His OW was the out front instigator. He was flattered and the attention was fun. She would tell him she was horny for him and invite him over. Come on, we all know that would be tempting and flattering. I was at home, caring for three little kids, paying bills, cleaning toilets, pinching pennies. Life was busy, hard and hectic.

 

( Now, before everyone yells at me for justifying my H's A, I DO NOT!!! I think it was a disgusting, painful and an unbelievably selfish thing to do. Our life was what life was suppose to be. That's a true family raising kids. I worked through the hard times. I loved him. I planned nights together and tried my best to make things good for us while he focused on another woman. Not cool! I stayed. I did not cheat. He absolutely should not have and I believe he deserves to lose his family for what he did. I will never get over the pain.

 

But I chose to stay. He has changed 100%. I do believe he loves me and now values me and our family more than he ever did before. He is devastated by what he did and the pain he caused me. He s absolutely committed to our recovery.

 

I am 18 months past DDay. I still have some awful days. But most days are good. I still think about it and have worries and doubts all the time. But 6-12 months past DDay were the worst for me. I truly could only barely function. I thought about the A and the OW constantly. The pain would take my breath away. It really is remarkable that I didn't get myself medicated.

 

Getting past this takes a lot of time and patience. If you decide to stay give yourself a break. The pain and doubts go on for a long time.

 

I believe my H was in a horrible place within himself. He made awful choice that have hurt our family terribly. But I believe he will never do anything like that again and if he could, he would take it back. He loves me and wants our family. A's can happen one time and relationships can survive.

 

Good luck. I hope you figure out what choice is right for you. I hope you heal quickly and completely and find happiness again.

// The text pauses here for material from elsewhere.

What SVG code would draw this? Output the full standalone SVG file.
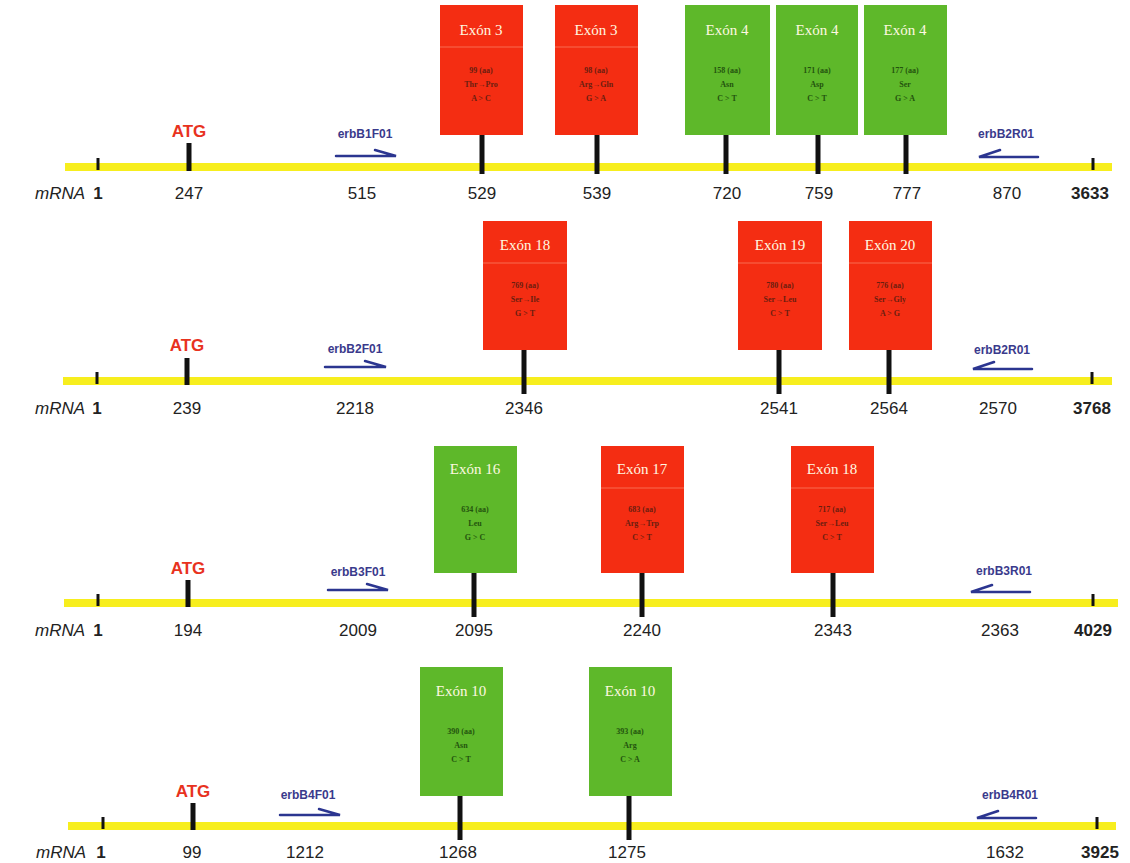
<svg xmlns="http://www.w3.org/2000/svg" width="1130" height="863" viewBox="0 0 1130 863">
<style>
.bg{fill:#ffffff}
.mrna{stroke:#f7ee1e;stroke-width:8;fill:none}
.tick{stroke:#111;stroke-width:3}
.atgt{stroke:#111;stroke-width:5}
.stem{stroke:#111;stroke-width:5}
.red{fill:#f42d12}
.green{fill:#5eb82a}
.div{stroke:#ffb09a;stroke-width:0.8;opacity:0.6}
.divg{stroke:#a8de88;stroke-width:0.8;opacity:0.6}
.title{font-family:"Liberation Serif",serif;font-size:15px;fill:#fff8e0;text-anchor:middle}
.info{font-family:"Liberation Serif",serif;font-size:8px;font-weight:bold;fill:#3a1a10;text-anchor:middle;opacity:0.75}
.infog{font-family:"Liberation Serif",serif;font-size:8px;font-weight:bold;fill:#143a08;text-anchor:middle;opacity:0.8}
.num{font-family:"Liberation Sans",sans-serif;font-size:17px;fill:#222;text-anchor:middle}
.bold{font-weight:bold}
.lab{font-family:"Liberation Sans",sans-serif;font-size:17px;font-style:italic;fill:#222}
.atg{font-family:"Liberation Sans",sans-serif;font-size:17px;font-weight:bold;fill:#e8321e;text-anchor:middle}
.pr{font-family:"Liberation Sans",sans-serif;font-size:12px;font-weight:bold;fill:#3a3a8c;text-anchor:middle}
.arr{stroke:#2b3590;stroke-width:2.5;fill:none;stroke-linecap:round}
</style>
<rect class="bg" x="0" y="0" width="1130" height="863"/>

<g id="connectors">
  <!-- row 1 -->
  <line class="mrna" x1="65" y1="167" x2="1112" y2="167"/>
  <line class="tick" x1="98" y1="158" x2="98" y2="170"/>
  <line class="tick" x1="1093" y1="158" x2="1093" y2="170"/>
  <line class="atgt" x1="189" y1="143" x2="189" y2="171"/>
  <line class="stem" x1="482" y1="135" x2="482" y2="174"/>
  <line class="stem" x1="597" y1="135" x2="597" y2="174"/>
  <line class="stem" x1="726" y1="135" x2="726" y2="174"/>
  <line class="stem" x1="818" y1="135" x2="818" y2="174"/>
  <line class="stem" x1="906" y1="135" x2="906" y2="174"/>
  <path class="arr" d="M336 156 H396 L375 150"/>
  <path class="arr" d="M1038 157 H979 L1000 150"/>
  <!-- row 2 -->
  <line class="mrna" x1="63" y1="381" x2="1112" y2="381"/>
  <line class="tick" x1="97" y1="372" x2="97" y2="384"/>
  <line class="tick" x1="1092" y1="372" x2="1092" y2="384"/>
  <line class="atgt" x1="187" y1="358" x2="187" y2="385"/>
  <line class="stem" x1="524" y1="350" x2="524" y2="394"/>
  <line class="stem" x1="779" y1="350" x2="779" y2="394"/>
  <line class="stem" x1="889" y1="350" x2="889" y2="394"/>
  <path class="arr" d="M325 367 H386 L365 361"/>
  <path class="arr" d="M1032 369 H973 L994 362"/>
  <!-- row 3 -->
  <line class="mrna" x1="64" y1="603" x2="1118" y2="603"/>
  <line class="tick" x1="98" y1="594" x2="98" y2="606"/>
  <line class="tick" x1="1093" y1="594" x2="1093" y2="606"/>
  <line class="atgt" x1="188" y1="580" x2="188" y2="607"/>
  <line class="stem" x1="474" y1="573" x2="474" y2="617"/>
  <line class="stem" x1="642" y1="573" x2="642" y2="617"/>
  <line class="stem" x1="833" y1="573" x2="833" y2="617"/>
  <path class="arr" d="M328 590 H388 L367 584"/>
  <path class="arr" d="M1030 592 H971 L992 585"/>
  <!-- row 4 -->
  <line class="mrna" x1="68" y1="826" x2="1116" y2="826"/>
  <line class="tick" x1="103" y1="817" x2="103" y2="829"/>
  <line class="tick" x1="1097" y1="817" x2="1097" y2="829"/>
  <line class="atgt" x1="193" y1="803" x2="193" y2="830"/>
  <line class="stem" x1="460" y1="796" x2="460" y2="840"/>
  <line class="stem" x1="629" y1="796" x2="629" y2="840"/>
  <path class="arr" d="M280 815 H340 L319 809"/>
  <path class="arr" d="M1036 818 H977 L998 811"/>
</g>

<g id="row1-labels">
  <text class="lab" x="35" y="199">mRNA</text>
  <text class="num bold" x="98" y="199">1</text>
  <text class="atg" x="189" y="137">ATG</text>
  <text class="num" x="189" y="199">247</text>
  <text class="num" x="362" y="199">515</text>
  <text class="num" x="482" y="199">529</text>
  <text class="num" x="597" y="199">539</text>
  <text class="num" x="727" y="199">720</text>
  <text class="num" x="819" y="199">759</text>
  <text class="num" x="907" y="199">777</text>
  <text class="num" x="1007" y="199">870</text>
  <text class="num bold" x="1090" y="199">3633</text>
  <text class="pr" x="365" y="138">erbB1F01</text>
  <text class="pr" x="1006" y="138">erbB2R01</text>
</g>
<g id="r1-exon3a"><rect class="red" x="440" y="5" width="83" height="130"/><line class="div" x1="440" y1="47" x2="523" y2="47"/><text class="title" x="481" y="35">Exón 3</text><text class="info" x="481" y="73">99 (aa)</text><text class="info" x="481" y="87">Thr→Pro</text><text class="info" x="481" y="101">A &gt; C</text></g>
<g id="r1-exon3b"><rect class="red" x="555" y="5" width="83" height="130"/><line class="div" x1="555" y1="47" x2="638" y2="47"/><text class="title" x="596" y="35">Exón 3</text><text class="info" x="596" y="73">98 (aa)</text><text class="info" x="596" y="87">Arg→Gln</text><text class="info" x="596" y="101">G &gt; A</text></g>
<g id="r1-exon4a"><rect class="green" x="685" y="5" width="85" height="130"/><text class="title" x="727" y="35">Exón 4</text><text class="infog" x="727" y="73">158 (aa)</text><text class="infog" x="727" y="87">Asn</text><text class="infog" x="727" y="101">C &gt; T</text></g>
<g id="r1-exon4b"><rect class="green" x="776" y="5" width="82" height="130"/><text class="title" x="817" y="35">Exón 4</text><text class="infog" x="817" y="73">171 (aa)</text><text class="infog" x="817" y="87">Asp</text><text class="infog" x="817" y="101">C &gt; T</text></g>
<g id="r1-exon4c"><rect class="green" x="864" y="5" width="83" height="130"/><text class="title" x="905" y="35">Exón 4</text><text class="infog" x="905" y="73">177 (aa)</text><text class="infog" x="905" y="87">Ser</text><text class="infog" x="905" y="101">G &gt; A</text></g>

<g id="row2-labels">
  <text class="lab" x="35" y="414">mRNA</text>
  <text class="num bold" x="97" y="414">1</text>
  <text class="atg" x="187" y="351">ATG</text>
  <text class="num" x="187" y="414">239</text>
  <text class="num" x="355" y="414">2218</text>
  <text class="num" x="524" y="414">2346</text>
  <text class="num" x="779" y="414">2541</text>
  <text class="num" x="889" y="414">2564</text>
  <text class="num" x="998" y="414">2570</text>
  <text class="num bold" x="1092" y="414">3768</text>
  <text class="pr" x="355" y="353">erbB2F01</text>
  <text class="pr" x="1002" y="354">erbB2R01</text>
</g>
<g id="r2-exon18"><rect class="red" x="483" y="221" width="84" height="129"/><line class="div" x1="483" y1="263" x2="567" y2="263"/><text class="title" x="525" y="250">Exón 18</text><text class="info" x="525" y="288">769 (aa)</text><text class="info" x="525" y="302">Ser→Ile</text><text class="info" x="525" y="316">G &gt; T</text></g>
<g id="r2-exon19"><rect class="red" x="738" y="221" width="84" height="129"/><line class="div" x1="738" y1="263" x2="822" y2="263"/><text class="title" x="780" y="250">Exón 19</text><text class="info" x="780" y="288">780 (aa)</text><text class="info" x="780" y="302">Ser→Leu</text><text class="info" x="780" y="316">C &gt; T</text></g>
<g id="r2-exon20"><rect class="red" x="849" y="221" width="83" height="129"/><line class="div" x1="849" y1="263" x2="932" y2="263"/><text class="title" x="890" y="250">Exón 20</text><text class="info" x="890" y="288">776 (aa)</text><text class="info" x="890" y="302">Ser→Gly</text><text class="info" x="890" y="316">A &gt; G</text></g>

<g id="row3-labels">
  <text class="lab" x="35" y="636">mRNA</text>
  <text class="num bold" x="98" y="636">1</text>
  <text class="atg" x="188" y="574">ATG</text>
  <text class="num" x="188" y="636">194</text>
  <text class="num" x="358" y="636">2009</text>
  <text class="num" x="474" y="636">2095</text>
  <text class="num" x="642" y="636">2240</text>
  <text class="num" x="833" y="636">2343</text>
  <text class="num" x="1000" y="636">2363</text>
  <text class="num bold" x="1093" y="636">4029</text>
  <text class="pr" x="358" y="576">erbB3F01</text>
  <text class="pr" x="1004" y="575">erbB3R01</text>
</g>
<g id="r3-exon16"><rect class="green" x="434" y="446" width="83" height="127"/><text class="title" x="475" y="474">Exón 16</text><text class="infog" x="475" y="512">634 (aa)</text><text class="infog" x="475" y="526">Leu</text><text class="infog" x="475" y="540">G &gt; C</text></g>
<g id="r3-exon17"><rect class="red" x="601" y="446" width="83" height="127"/><line class="div" x1="601" y1="488" x2="684" y2="488"/><text class="title" x="642" y="474">Exón 17</text><text class="info" x="642" y="512">683 (aa)</text><text class="info" x="642" y="526">Arg→Trp</text><text class="info" x="642" y="540">C &gt; T</text></g>
<g id="r3-exon18"><rect class="red" x="791" y="446" width="83" height="127"/><line class="div" x1="791" y1="488" x2="874" y2="488"/><text class="title" x="832" y="474">Exón 18</text><text class="info" x="832" y="512">717 (aa)</text><text class="info" x="832" y="526">Ser→Leu</text><text class="info" x="832" y="540">C &gt; T</text></g>

<g id="row4-labels">
  <text class="lab" x="36" y="858">mRNA</text>
  <text class="num bold" x="101" y="858">1</text>
  <text class="atg" x="193" y="797">ATG</text>
  <text class="num" x="192" y="858">99</text>
  <text class="num" x="305" y="858">1212</text>
  <text class="num" x="458" y="858">1268</text>
  <text class="num" x="627" y="858">1275</text>
  <text class="num" x="1005" y="858">1632</text>
  <text class="num bold" x="1100" y="858">3925</text>
  <text class="pr" x="308" y="799">erbB4F01</text>
  <text class="pr" x="1010" y="799">erbB4R01</text>
</g>
<g id="r4-exon10a"><rect class="green" x="420" y="667" width="83" height="129"/><text class="title" x="461" y="696">Exón 10</text><text class="infog" x="461" y="734">390 (aa)</text><text class="infog" x="461" y="748">Asn</text><text class="infog" x="461" y="762">C &gt; T</text></g>
<g id="r4-exon10b"><rect class="green" x="589" y="667" width="83" height="129"/><text class="title" x="630" y="696">Exón 10</text><text class="infog" x="630" y="734">393 (aa)</text><text class="infog" x="630" y="748">Arg</text><text class="infog" x="630" y="762">C &gt; A</text></g>
</svg>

(Sorry if this is full of typo's - I did it n my phone)

  • Like 1
Posted

NiceUp.........

 

Do what you think will make you happy.....BUT...

 

Re-reading your original post and the rest here - one thing still stands out. She TOLD you she screwed the guy because of compliments that made her feel good! OMG! How shallow is this woman?

 

I am all for reconciling if at all possible. ..... BUT...

 

What happens the next time some guy compliments her? How will you ever trust her again? And, if you can't trust her, you have nothing.

Posted
NiceUp.........

 

She TOLD you she screwed the guy because of compliments that made her feel good!

 

 

Silly excuse yes. The real reason is the same as most... because she wanted to. Her excuse is no worse or better than most, save as for the addict, the wife beater, or for the frigid - those at least have some reason about them. Funny that these bologna excuse phrases just increase the injury. To stick with the truth, "for the red hot passionate sex", may be harder for the WS to say and the BS to bear initially but it's the obvious truth and it's best to just keep it clear that way than to try and muddy the waters.

 

But her excuse sounding corny means nothing. It's just a sentence she came up with under duress that she thought may soften the blow some. That she is taking continuous action to make him feel better does mean something.

 

Today this guy has a W that is doing what she can to make her H feel loved. Probably in bed too! There are worse places to be.